(Stated exercise): Copy only what lies from the line containing "Rebuild this chart" through the line containing "lab_y = [-8.6, -28.5, -55.8]" in the entries below, keeping both end lines exact and dropping every picture.

(Supplied entries):

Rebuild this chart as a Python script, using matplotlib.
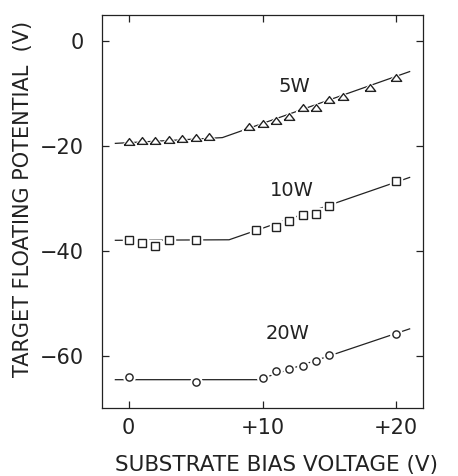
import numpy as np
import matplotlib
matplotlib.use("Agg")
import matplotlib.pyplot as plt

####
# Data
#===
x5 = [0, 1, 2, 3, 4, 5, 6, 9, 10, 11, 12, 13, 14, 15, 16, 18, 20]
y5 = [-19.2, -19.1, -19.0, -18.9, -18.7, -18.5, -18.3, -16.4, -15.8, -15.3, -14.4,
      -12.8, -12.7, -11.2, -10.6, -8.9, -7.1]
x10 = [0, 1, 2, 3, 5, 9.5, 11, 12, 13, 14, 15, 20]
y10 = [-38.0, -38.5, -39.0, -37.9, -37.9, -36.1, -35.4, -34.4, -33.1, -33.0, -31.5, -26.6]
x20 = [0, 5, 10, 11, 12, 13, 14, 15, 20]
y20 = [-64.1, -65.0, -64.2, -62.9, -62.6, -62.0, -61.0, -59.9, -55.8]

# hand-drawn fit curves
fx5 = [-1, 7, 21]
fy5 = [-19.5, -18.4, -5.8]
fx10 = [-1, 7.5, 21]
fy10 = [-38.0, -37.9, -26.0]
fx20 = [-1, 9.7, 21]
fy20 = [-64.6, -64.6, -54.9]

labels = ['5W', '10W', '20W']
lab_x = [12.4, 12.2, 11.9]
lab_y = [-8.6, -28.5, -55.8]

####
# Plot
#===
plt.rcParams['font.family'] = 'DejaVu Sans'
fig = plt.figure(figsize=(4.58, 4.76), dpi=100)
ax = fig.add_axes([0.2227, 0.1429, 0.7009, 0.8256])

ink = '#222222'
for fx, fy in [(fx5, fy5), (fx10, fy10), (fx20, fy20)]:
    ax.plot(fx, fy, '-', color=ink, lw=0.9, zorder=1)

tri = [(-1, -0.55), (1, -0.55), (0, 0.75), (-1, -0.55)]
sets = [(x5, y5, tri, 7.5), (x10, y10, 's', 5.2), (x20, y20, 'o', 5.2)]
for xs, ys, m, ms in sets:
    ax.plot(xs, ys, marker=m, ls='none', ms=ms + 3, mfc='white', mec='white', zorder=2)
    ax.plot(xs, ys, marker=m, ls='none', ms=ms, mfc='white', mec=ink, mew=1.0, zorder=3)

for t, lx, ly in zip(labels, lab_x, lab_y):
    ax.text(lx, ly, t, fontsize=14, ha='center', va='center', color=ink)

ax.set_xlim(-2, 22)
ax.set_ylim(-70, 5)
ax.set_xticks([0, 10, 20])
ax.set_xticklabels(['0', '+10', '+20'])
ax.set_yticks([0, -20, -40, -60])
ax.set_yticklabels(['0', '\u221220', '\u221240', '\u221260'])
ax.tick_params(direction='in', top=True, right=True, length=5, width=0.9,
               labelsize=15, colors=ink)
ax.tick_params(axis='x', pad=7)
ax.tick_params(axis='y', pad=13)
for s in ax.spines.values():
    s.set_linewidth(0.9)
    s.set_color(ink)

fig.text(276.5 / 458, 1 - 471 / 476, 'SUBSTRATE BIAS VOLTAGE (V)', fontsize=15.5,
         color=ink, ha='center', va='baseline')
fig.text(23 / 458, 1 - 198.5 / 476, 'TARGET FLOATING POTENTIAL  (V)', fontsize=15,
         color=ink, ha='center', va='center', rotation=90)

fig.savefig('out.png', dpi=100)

* * *

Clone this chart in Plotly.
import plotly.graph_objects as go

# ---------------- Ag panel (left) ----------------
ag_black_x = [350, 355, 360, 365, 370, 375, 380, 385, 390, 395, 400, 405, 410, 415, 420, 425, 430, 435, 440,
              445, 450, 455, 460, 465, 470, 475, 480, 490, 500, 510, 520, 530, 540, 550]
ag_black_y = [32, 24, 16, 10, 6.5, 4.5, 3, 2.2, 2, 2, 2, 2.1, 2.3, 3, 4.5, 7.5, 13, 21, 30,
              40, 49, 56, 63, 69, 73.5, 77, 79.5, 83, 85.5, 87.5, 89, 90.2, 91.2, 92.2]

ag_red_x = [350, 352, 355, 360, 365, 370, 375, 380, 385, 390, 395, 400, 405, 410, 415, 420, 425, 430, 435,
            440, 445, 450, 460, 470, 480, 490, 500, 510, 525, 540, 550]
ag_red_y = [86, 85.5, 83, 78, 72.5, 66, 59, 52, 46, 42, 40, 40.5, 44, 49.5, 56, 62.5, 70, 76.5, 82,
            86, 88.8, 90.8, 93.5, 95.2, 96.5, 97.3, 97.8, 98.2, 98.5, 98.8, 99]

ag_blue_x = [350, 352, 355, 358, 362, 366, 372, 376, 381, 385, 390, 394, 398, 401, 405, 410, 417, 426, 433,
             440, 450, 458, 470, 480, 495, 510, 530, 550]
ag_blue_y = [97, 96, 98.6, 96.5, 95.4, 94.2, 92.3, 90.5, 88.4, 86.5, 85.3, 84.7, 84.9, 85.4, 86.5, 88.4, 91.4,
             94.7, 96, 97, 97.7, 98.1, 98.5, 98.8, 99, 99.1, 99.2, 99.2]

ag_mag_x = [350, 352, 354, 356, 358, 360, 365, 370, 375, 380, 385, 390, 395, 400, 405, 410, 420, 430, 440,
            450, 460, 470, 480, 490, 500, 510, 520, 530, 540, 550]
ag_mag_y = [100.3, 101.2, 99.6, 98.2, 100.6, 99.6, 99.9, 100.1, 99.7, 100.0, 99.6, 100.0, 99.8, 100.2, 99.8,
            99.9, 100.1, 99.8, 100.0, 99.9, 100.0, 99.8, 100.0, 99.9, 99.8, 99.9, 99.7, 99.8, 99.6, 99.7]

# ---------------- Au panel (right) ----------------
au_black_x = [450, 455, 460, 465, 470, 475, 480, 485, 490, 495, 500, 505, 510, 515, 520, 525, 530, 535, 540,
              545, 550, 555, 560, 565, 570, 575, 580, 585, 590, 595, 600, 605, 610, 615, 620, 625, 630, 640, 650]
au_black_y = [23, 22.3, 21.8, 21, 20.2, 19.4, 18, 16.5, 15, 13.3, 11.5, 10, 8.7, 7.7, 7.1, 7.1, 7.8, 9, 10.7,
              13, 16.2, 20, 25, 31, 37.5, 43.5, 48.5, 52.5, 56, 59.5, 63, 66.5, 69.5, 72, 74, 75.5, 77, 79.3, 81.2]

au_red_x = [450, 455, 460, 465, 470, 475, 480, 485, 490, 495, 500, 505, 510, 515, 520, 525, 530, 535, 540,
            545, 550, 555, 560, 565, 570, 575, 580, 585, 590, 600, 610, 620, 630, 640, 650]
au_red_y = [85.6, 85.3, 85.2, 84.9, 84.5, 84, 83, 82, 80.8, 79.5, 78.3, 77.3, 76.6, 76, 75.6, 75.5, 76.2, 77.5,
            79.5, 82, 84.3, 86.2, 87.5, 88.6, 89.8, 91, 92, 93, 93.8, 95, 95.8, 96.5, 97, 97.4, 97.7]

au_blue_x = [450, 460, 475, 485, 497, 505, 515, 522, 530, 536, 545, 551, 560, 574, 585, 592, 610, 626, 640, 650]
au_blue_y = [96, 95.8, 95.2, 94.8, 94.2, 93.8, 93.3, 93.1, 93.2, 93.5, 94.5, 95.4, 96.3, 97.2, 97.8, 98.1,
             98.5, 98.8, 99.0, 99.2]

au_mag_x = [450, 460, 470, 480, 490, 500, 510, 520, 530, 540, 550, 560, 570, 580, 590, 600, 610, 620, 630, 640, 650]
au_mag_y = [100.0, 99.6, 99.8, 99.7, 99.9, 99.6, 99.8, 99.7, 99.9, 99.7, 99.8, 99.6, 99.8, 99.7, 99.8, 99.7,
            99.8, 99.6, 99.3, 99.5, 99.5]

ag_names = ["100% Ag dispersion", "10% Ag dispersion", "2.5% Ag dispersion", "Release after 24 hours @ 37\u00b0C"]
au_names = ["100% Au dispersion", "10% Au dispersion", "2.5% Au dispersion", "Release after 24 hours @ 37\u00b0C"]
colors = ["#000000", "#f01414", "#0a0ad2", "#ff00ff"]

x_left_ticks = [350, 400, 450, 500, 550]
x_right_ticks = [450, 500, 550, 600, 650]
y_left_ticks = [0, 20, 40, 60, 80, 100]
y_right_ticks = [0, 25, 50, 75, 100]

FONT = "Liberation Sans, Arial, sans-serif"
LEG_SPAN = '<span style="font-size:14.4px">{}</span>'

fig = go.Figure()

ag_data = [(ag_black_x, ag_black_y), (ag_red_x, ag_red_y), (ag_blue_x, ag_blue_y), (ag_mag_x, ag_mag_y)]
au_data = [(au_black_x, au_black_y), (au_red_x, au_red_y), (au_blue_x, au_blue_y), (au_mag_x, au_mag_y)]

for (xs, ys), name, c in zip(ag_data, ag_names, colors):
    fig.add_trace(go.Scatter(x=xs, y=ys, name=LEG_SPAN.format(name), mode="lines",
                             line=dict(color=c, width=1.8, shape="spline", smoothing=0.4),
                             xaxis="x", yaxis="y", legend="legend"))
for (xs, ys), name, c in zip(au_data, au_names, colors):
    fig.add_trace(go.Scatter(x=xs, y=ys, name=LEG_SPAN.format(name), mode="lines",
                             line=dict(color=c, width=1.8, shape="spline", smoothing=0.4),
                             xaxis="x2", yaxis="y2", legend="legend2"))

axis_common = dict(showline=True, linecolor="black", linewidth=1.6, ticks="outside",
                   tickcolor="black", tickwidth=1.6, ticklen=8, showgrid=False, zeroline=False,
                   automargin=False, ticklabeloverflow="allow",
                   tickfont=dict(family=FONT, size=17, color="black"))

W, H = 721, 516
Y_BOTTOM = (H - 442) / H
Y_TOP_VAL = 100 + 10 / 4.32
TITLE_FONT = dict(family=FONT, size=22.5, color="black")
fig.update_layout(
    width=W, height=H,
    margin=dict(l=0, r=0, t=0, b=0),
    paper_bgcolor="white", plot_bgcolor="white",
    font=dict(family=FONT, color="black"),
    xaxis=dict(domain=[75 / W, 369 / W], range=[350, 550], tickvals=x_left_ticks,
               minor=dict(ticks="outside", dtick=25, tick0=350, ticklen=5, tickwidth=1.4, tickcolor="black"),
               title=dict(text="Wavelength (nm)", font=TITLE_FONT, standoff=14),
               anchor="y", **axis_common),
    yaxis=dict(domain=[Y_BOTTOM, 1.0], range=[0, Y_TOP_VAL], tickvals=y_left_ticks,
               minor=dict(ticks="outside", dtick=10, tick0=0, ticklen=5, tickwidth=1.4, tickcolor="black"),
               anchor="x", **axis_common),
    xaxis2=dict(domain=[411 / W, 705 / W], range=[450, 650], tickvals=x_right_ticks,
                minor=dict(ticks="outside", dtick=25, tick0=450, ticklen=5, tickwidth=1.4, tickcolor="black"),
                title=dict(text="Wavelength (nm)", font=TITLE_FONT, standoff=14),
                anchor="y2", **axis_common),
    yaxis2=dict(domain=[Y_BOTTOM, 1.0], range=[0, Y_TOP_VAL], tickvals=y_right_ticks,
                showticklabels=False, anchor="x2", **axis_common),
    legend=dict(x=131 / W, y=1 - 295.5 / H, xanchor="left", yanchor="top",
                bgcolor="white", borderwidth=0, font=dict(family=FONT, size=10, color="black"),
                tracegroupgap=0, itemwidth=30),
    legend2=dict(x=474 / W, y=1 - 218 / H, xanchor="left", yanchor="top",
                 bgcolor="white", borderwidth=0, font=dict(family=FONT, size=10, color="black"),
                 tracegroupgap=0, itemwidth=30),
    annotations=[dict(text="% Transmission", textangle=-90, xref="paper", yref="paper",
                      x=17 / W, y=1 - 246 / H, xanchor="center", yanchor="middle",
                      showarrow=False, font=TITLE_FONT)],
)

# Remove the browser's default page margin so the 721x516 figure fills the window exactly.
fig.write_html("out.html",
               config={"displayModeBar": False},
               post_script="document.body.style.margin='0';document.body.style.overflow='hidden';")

(The answer):
Rebuild this chart as a Python script, using matplotlib.
import numpy as np
import matplotlib
matplotlib.use("Agg")
import matplotlib.pyplot as plt

####
# Data
#===
x5 = [0, 1, 2, 3, 4, 5, 6, 9, 10, 11, 12, 13, 14, 15, 16, 18, 20]
y5 = [-19.2, -19.1, -19.0, -18.9, -18.7, -18.5, -18.3, -16.4, -15.8, -15.3, -14.4,
      -12.8, -12.7, -11.2, -10.6, -8.9, -7.1]
x10 = [0, 1, 2, 3, 5, 9.5, 11, 12, 13, 14, 15, 20]
y10 = [-38.0, -38.5, -39.0, -37.9, -37.9, -36.1, -35.4, -34.4, -33.1, -33.0, -31.5, -26.6]
x20 = [0, 5, 10, 11, 12, 13, 14, 15, 20]
y20 = [-64.1, -65.0, -64.2, -62.9, -62.6, -62.0, -61.0, -59.9, -55.8]

# hand-drawn fit curves
fx5 = [-1, 7, 21]
fy5 = [-19.5, -18.4, -5.8]
fx10 = [-1, 7.5, 21]
fy10 = [-38.0, -37.9, -26.0]
fx20 = [-1, 9.7, 21]
fy20 = [-64.6, -64.6, -54.9]

labels = ['5W', '10W', '20W']
lab_x = [12.4, 12.2, 11.9]
lab_y = [-8.6, -28.5, -55.8]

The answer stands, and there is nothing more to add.